In Slick, I'm treating the idea of IRC networks as an "Account" instead of a network, as many desktop clients do this, and lends itself to better metaphor (i think).

screen shot 2015-05-17 at 9 42 48 pm

The thinking being that one can "add" an account at anytime with a form like this

screen shot 2015-05-17 at 9 43 02 pm

However, all those form fields are not too user friendly. I think we should offer a dropdown menu (or some sort of intuitive clickable UI element) that allows a user to easily select the network to join.

The popular default networks I'm aware of (and use) are:

Please list other popular / useful networks (and their settings) in the comments, and I'll add them :)

jdittrich commented 9 years ago

Makes sense.

As well I wonder if the access to the "network itself" (what your get if you are logged into a network, but not entered a channel) should be different as well. Currently we get the normal chat view, and one can type stuff like /join #ubuntuusersbut this is hardly intuitive.

If that makes sense to you – should I open an additional bug for that?

simonv3 commented 9 years ago

I wonder if this won't be too confusing for people who are semi-familiar with IRC lingo?

Edit: I have only ever used freenode.

bnvk commented 9 years ago

@simonv3 yes, I think these form fields are definitely too confusing for non-IRC familiar folks- thus why I suggest "I think we should offer a dropdown menu (or some sort of intuitive clickable UI element) that allows a user to easily select the network to join" :wink:

simonv3 commented 9 years ago

@bnvk What I meant specifically is changing the terminology from "Network" to "Account" might be confusing if someone who is familiar with how IRC works comes to our IRC room and gets presented with this different terminology.

jancborchardt commented 9 years ago

Even for people not familiar with IRC: If we call it »Account« and then directly below (as in the second screenshot) there is a field called »Name« – that is confusing with the username.

jancborchardt commented 9 years ago

as many desktop clients do this

@bnvk do you have examples, and screenshots of how they solve it?

bnvk commented 9 years ago

@jancborchardt @simonv3 @jdittrich here is what I'm currently thinking for "Add Account" view

screen shot 2015-05-19 at 10 02 57 pm

Of course, one could see & edit the details of a network... but tucking it away + adding presets that make it easier is what I'm going for. I'd love to see other peoples ideas about alternate solutions for this UX issue!

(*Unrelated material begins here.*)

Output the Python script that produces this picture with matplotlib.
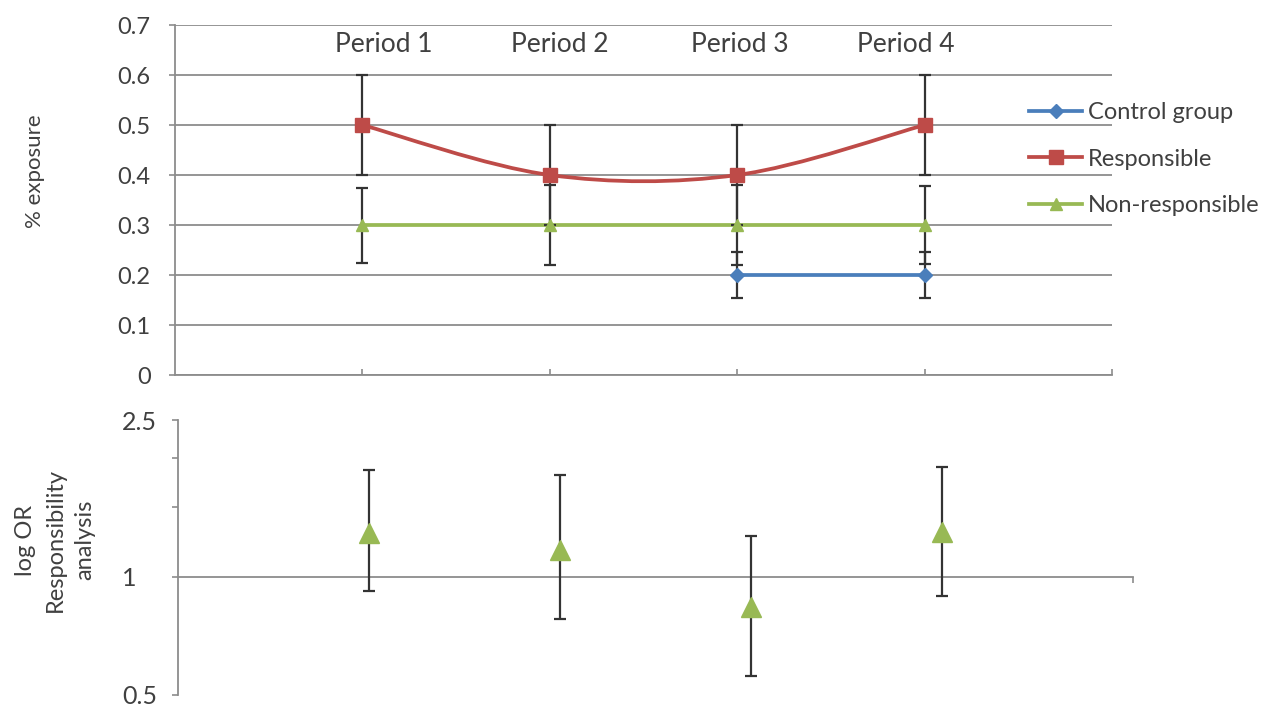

jancborchardt commented 9 years ago

Some layout / design fixes: shout add account (I put the Network below the username and full name because it’s less important.)

I can also directly do it in code. master branch of this repo?

bnvk commented 9 years ago

@jancborchardt :+1: to that idea!

simonv3 commented 9 years ago

An idea: instead, or alongside, of Details have a "what does this mean?" link available? Or would that appear inside details?

jdittrich commented 9 years ago

^- Makes sense. "Details" is not very meaningful itself.

simonv3 commented 9 years ago

And another thought: what happens when a user has a password assigned to the name?

jancborchardt commented 9 years ago

Does details have a "what does this mean?" link available? Or would that appear inside details?

Yep, should have. :)

What happens when a user has a password assigned to the name?

They get prompted for it. And we could also show it in the »Details« – which we could call »Advanced settings« or whatnot for people who do have a password protected account and already want to put it in in this step.

simonv3 commented 9 years ago

I like "Advanced Settings". I wonder if we can ping the username as soon as it's entered (and the box blurred) and parse the response for the "that username is password protected", so that based on the username the password box shows up (we can give ourselves a bit more time by creating a spinner). I don't know enough about what kind of response we get back from the IRC backend though, and how easy it is to intercept.